* [Required task] Give the entries back exactly, dropping each image.

* [Listing]
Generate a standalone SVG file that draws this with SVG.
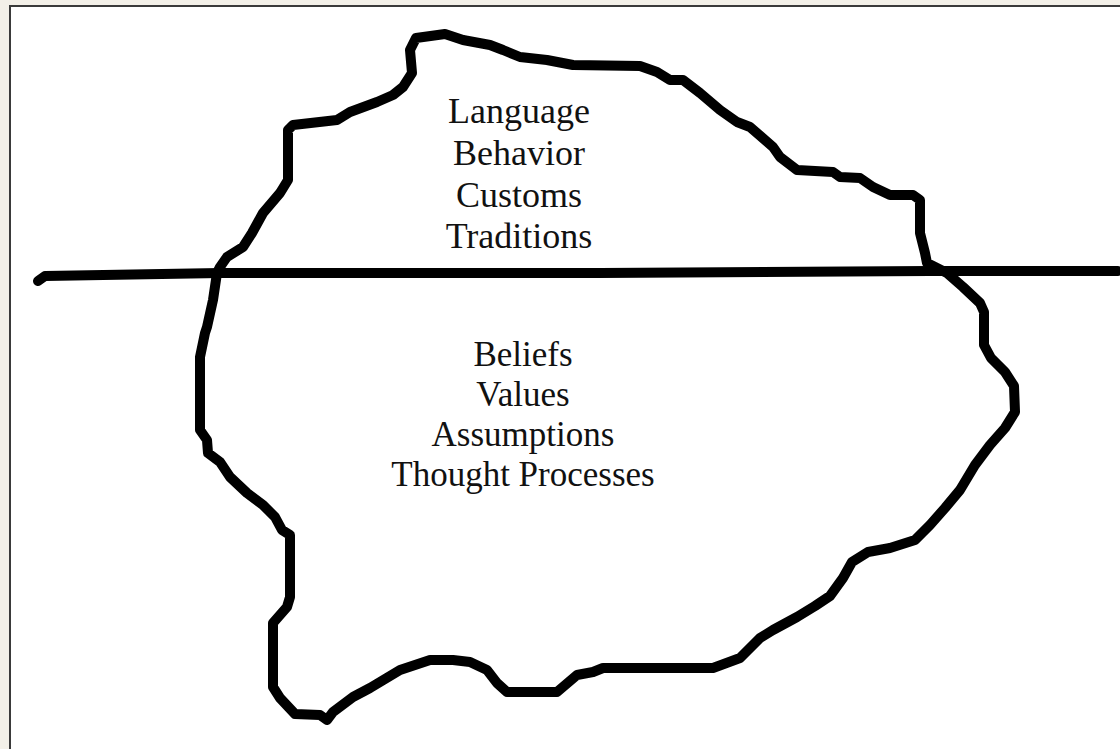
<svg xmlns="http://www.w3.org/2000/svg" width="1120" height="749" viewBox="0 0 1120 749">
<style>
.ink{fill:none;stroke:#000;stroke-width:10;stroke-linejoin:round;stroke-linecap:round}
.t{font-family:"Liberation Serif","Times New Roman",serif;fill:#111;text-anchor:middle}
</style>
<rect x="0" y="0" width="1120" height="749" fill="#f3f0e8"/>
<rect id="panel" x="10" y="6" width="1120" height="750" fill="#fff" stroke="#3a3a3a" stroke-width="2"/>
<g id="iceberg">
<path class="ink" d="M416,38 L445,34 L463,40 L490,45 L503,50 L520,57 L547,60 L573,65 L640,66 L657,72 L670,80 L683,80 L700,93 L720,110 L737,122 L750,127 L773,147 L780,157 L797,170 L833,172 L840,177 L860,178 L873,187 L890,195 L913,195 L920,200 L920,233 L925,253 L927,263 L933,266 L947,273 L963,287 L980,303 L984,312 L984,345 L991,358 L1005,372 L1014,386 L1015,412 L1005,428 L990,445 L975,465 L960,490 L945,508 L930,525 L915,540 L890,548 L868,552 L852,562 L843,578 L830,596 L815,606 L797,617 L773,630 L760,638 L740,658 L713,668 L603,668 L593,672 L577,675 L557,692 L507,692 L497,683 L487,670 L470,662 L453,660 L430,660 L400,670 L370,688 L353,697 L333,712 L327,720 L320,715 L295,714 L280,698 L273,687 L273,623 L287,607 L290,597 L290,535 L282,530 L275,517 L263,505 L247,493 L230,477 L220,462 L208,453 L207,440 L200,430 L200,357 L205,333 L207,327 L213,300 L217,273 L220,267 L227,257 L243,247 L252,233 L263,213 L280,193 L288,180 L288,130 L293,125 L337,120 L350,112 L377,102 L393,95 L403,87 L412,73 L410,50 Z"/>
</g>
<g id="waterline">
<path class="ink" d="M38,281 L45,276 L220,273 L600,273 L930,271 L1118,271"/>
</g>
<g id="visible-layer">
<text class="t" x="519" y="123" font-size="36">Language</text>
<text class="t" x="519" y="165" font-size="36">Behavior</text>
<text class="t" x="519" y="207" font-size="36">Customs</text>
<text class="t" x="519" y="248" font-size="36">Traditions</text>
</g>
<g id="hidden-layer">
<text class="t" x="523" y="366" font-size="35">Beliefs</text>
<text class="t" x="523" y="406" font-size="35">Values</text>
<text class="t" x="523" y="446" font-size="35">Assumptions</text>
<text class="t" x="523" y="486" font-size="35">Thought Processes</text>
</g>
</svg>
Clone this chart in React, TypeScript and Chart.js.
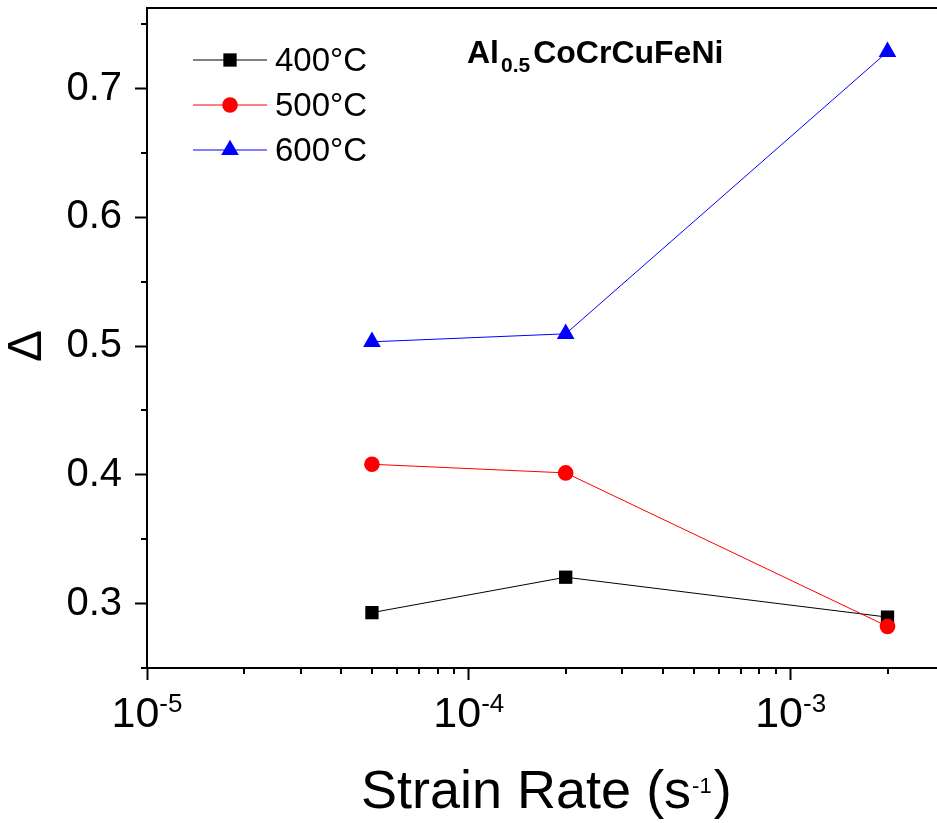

* [Output for this exercise]
Generate a standalone SVG file that draws this with SVG.
<svg xmlns="http://www.w3.org/2000/svg" width="1120" height="749" viewBox="0 0 1120 749">
<style>
.ink{fill:none;stroke:#000;stroke-width:10;stroke-linejoin:round;stroke-linecap:round}
.t{font-family:"Liberation Serif","Times New Roman",serif;fill:#111;text-anchor:middle}
</style>
<rect x="0" y="0" width="1120" height="749" fill="#f3f0e8"/>
<rect id="panel" x="10" y="6" width="1120" height="750" fill="#fff" stroke="#3a3a3a" stroke-width="2"/>
<g id="iceberg">
<path class="ink" d="M416,38 L445,34 L463,40 L490,45 L503,50 L520,57 L547,60 L573,65 L640,66 L657,72 L670,80 L683,80 L700,93 L720,110 L737,122 L750,127 L773,147 L780,157 L797,170 L833,172 L840,177 L860,178 L873,187 L890,195 L913,195 L920,200 L920,233 L925,253 L927,263 L933,266 L947,273 L963,287 L980,303 L984,312 L984,345 L991,358 L1005,372 L1014,386 L1015,412 L1005,428 L990,445 L975,465 L960,490 L945,508 L930,525 L915,540 L890,548 L868,552 L852,562 L843,578 L830,596 L815,606 L797,617 L773,630 L760,638 L740,658 L713,668 L603,668 L593,672 L577,675 L557,692 L507,692 L497,683 L487,670 L470,662 L453,660 L430,660 L400,670 L370,688 L353,697 L333,712 L327,720 L320,715 L295,714 L280,698 L273,687 L273,623 L287,607 L290,597 L290,535 L282,530 L275,517 L263,505 L247,493 L230,477 L220,462 L208,453 L207,440 L200,430 L200,357 L205,333 L207,327 L213,300 L217,273 L220,267 L227,257 L243,247 L252,233 L263,213 L280,193 L288,180 L288,130 L293,125 L337,120 L350,112 L377,102 L393,95 L403,87 L412,73 L410,50 Z"/>
</g>
<g id="waterline">
<path class="ink" d="M38,281 L45,276 L220,273 L600,273 L930,271 L1118,271"/>
</g>
<g id="visible-layer">
<text class="t" x="519" y="123" font-size="36">Language</text>
<text class="t" x="519" y="165" font-size="36">Behavior</text>
<text class="t" x="519" y="207" font-size="36">Customs</text>
<text class="t" x="519" y="248" font-size="36">Traditions</text>
</g>
<g id="hidden-layer">
<text class="t" x="523" y="366" font-size="35">Beliefs</text>
<text class="t" x="523" y="406" font-size="35">Values</text>
<text class="t" x="523" y="446" font-size="35">Assumptions</text>
<text class="t" x="523" y="486" font-size="35">Thought Processes</text>
</g>
</svg>
Clone this chart in React, TypeScript and Chart.js.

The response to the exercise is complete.